Nepse index remains southbound
Negative investor sentiment caused the country’s sole secondary market to slide 21.43 points or 1.6 per cent in the trading week between May 20 and 24.
“Investors are worried about investment opportunities under the communist government,” said Uttam Aryal, chairman of Nepal Investors Association.
“While the government did try to allay investors’ worries through the ‘Policies and Programmes’, investors are distrustful of the current government, especially as Finance Minister Yubaraj Khatiwada had hinted at cracking down on ‘unproductive sectors like share market’ earlier.”
He further said that in the meantime, investors are waiting for the budget announcement to get a clearer picture of the government’s views and plans for the share market.
According to Aryal, the government should also introduce policies to attract the investment of non-residential Nepalis (NRN) into the stock market, which would give the market a definite boost.
The benchmark index remained southbound throughout in the week ahead of the scheduled budget announcement.
The market had opened, with Nepal Stock Exchange (Nepse) index at 1,339.65 points. It had shed 0.46 points to close at 1,339.19 points by the end of the trading day. Nepse fell by 2.06 points to 1,337.13 points on Monday, by 4.31 points to 1,332.82 points on Tuesday, and by 4.55 points to 1,328.27 points on Wednesday. The local bourse slid by 10.05 points on Thursday to close the week at 1,318.22 points.
Along with Nepse index, sensitive and float indices also fell in the review week.
The sensitive index, which measures the performance of class ‘A’ stocks, was down 4.41 points or 1.56 per cent to 277.89 points.
Similarly, the float index that gauges the performance of shares actually traded also slipped by 1.66 points or 1.71 per cent to 95.04 points.

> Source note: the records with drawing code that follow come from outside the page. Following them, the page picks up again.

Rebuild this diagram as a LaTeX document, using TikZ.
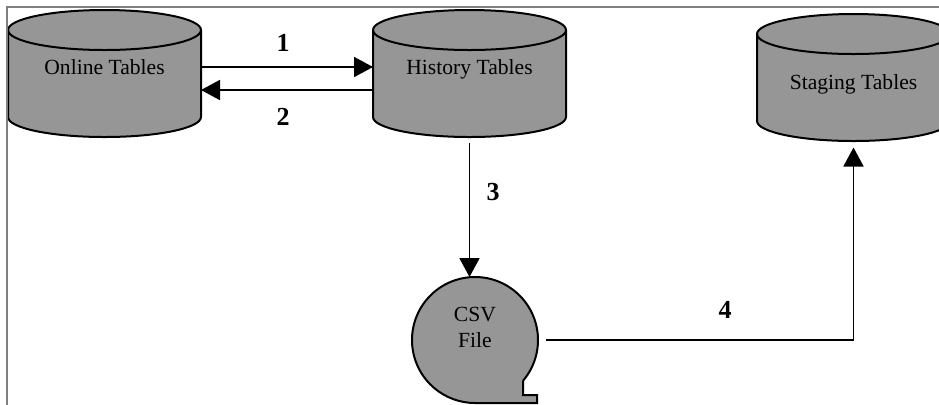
\documentclass[tikz,border=0pt]{standalone}
\usepackage{fontspec}
\setmainfont{Liberation Serif}
\usetikzlibrary{arrows.meta,backgrounds}
\definecolor{dbgray}{RGB}{150,150,150}
\definecolor{framegray}{RGB}{128,128,128}
\tikzset{
  dbtable/.style={rectangle, minimum width=96.5pt, minimum height=43.5pt,
    inner sep=0pt, outer sep=0pt, font=\fontsize{10.8}{13}\selectfont},
  dbshape/.style={fill=dbgray, draw, line width=1pt},
  csvfile/.style={circle, minimum size=63pt, inner sep=0pt, outer sep=0pt,
    align=center, font=\fontsize{10.8}{13}\selectfont},
  flow/.style={-{Triangle[length=9.5pt,width=10pt]}, line width=0.9pt},
  steplabel/.style={font=\fontsize{13}{15}\bfseries}
}
\begin{document}
\begin{tikzpicture}[x=0.5pt,y=-0.5pt]
      \useasboundingbox (0,0) rectangle (939,404);
      \clip (0,0) rectangle (939,404);
      \draw[framegray, line width=1pt] (7,410) -- (7,7) -- (945,7);
      \draw
        (104.5,73.5) node[dbtable, text height=7.5pt, text depth=6.8pt] (online){Online Tables}
        (469.5,73.5) node[dbtable, text height=7.5pt, text depth=6.8pt] (history){History Tables}
        (853.5,77.5) node[dbtable, text height=12pt, text depth=0.3pt] (staging){Staging Tables}
        (475,340) node[csvfile, text depth=13pt] (csv){CSV\\File};
      \begin{scope}[on background layer]
        \foreach \t in {online,history,staging} {
          \filldraw[dbshape] (\t.north west) -- (\t.south west)
            arc[start angle=180, end angle=360, x radius=48.25pt, y radius=10pt]
            -- (\t.north east)
            arc[start angle=0, end angle=180, x radius=48.25pt, y radius=10pt] -- cycle;
          \draw[line width=1pt] (\t.north west)
            arc[start angle=180, end angle=360, x radius=48.25pt, y radius=10pt];
        }
        \filldraw[dbshape] (csv.-40) arc[start angle=-40, end angle=270, radius=31.5pt]
          -- ++(31pt,0) -- ++(0,4pt) -- ++(-7pt,0) -- cycle;
      \end{scope}
      \begin{scope}[flow]
        \draw ([yshift=3.25pt]online.east) to ([yshift=3.25pt]history.west);
        \draw ([yshift=-8.25pt]history.west) to ([yshift=-8.25pt]online.east);
        \draw ([yshift=-13pt]history.south) to (history.south |- csv.north);
        \draw ([xshift=4pt]csv.east) -| ([yshift=-13.25pt]staging.south);
      \end{scope}
      \draw
        (283,43) node[steplabel] (s1){1}
        (283,117) node[steplabel] (s2){2}
        (493,192) node[steplabel] (s3){3}
        (725,310) node[steplabel] (s4){4};
    \end{tikzpicture}
\end{document}
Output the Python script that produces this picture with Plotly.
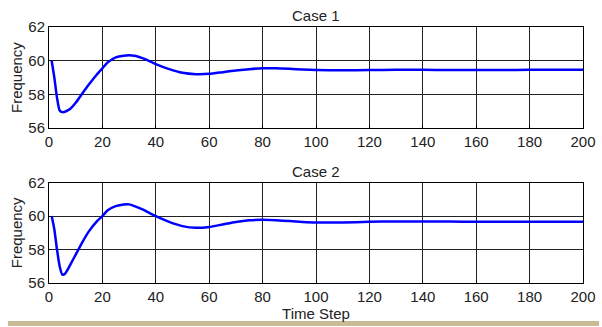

In the review period, only two subgroups — out of the total 10 — landed in the green zone. Trading and microfinance subgroups recorded gains of over one per cent, while the remaining subgroups witnessed losses between 0.02 per cent and 2.44 per cent.
Trading subgroup inched up by 1.47 per cent or 2.96 points to 204.30 points. Likewise, microfinance subgroup ascended by 1.21 per cent or 21.06 points to close at 1,754.60 points for the week.
Conversely, insurance subgroup plunged by 2.44 per cent or 170.05 points to rest at 6,787.90 points. On its heels, development banks dropped by 2.10 per cent or 32.58 points to land at 1,512.64 points.
Banking — the subgroup with the highest weightage on the share market — descended by 1.99 per cent or 22.93 points to 1,124.37 points. Similarly, the hydropower sub-index went down by 1.57 per cent or 26 points to 1,629.74 points.
Finance sub-index slipped by 0.84 per cent or 5.47 points to 642.20 points, while hotels shed 0.77 per cent or 15.32 points to 1,966.69 points.
The others sub-index dipped by 0.44 per cent or 3.31 points to rest at 748.16 points and manufacturing sub-index shrank by 0.02 per cent or 0.57 points to rest at 2,318.56 points for the week.
Altogether 4.13 million shares of 183 companies worth Rs 1.92 billion were traded through 19,713 transactions during the week. The traded amount was 77.71 per cent higher than the total weekly turnover of the previous week, which was recorded at Rs 1.08 billion. In the past week, 2.32 million shares of 176 companies had changed hands through 14,026 transactions.
Nepal Investment Bank (Promoter Share) was the forerunner in two categories — weekly turnover and trading volume — with 96,000 of its shares changing hands worth Rs 228.50 million.
Swarojgar Laghubitta Bittiya Sanstha with Rs 69.97 million, Laxmi Bank with Rs 58.33 million, Kalika Microcredit Development Bank with Rs 53.68 million and Nepal Bank with Rs 47.71 million rounded up the top five listed companies in terms of weekly turnover in the review period.
Meanwhile, Nepal Investment Bank topped the chart in terms of number of transactions — 729.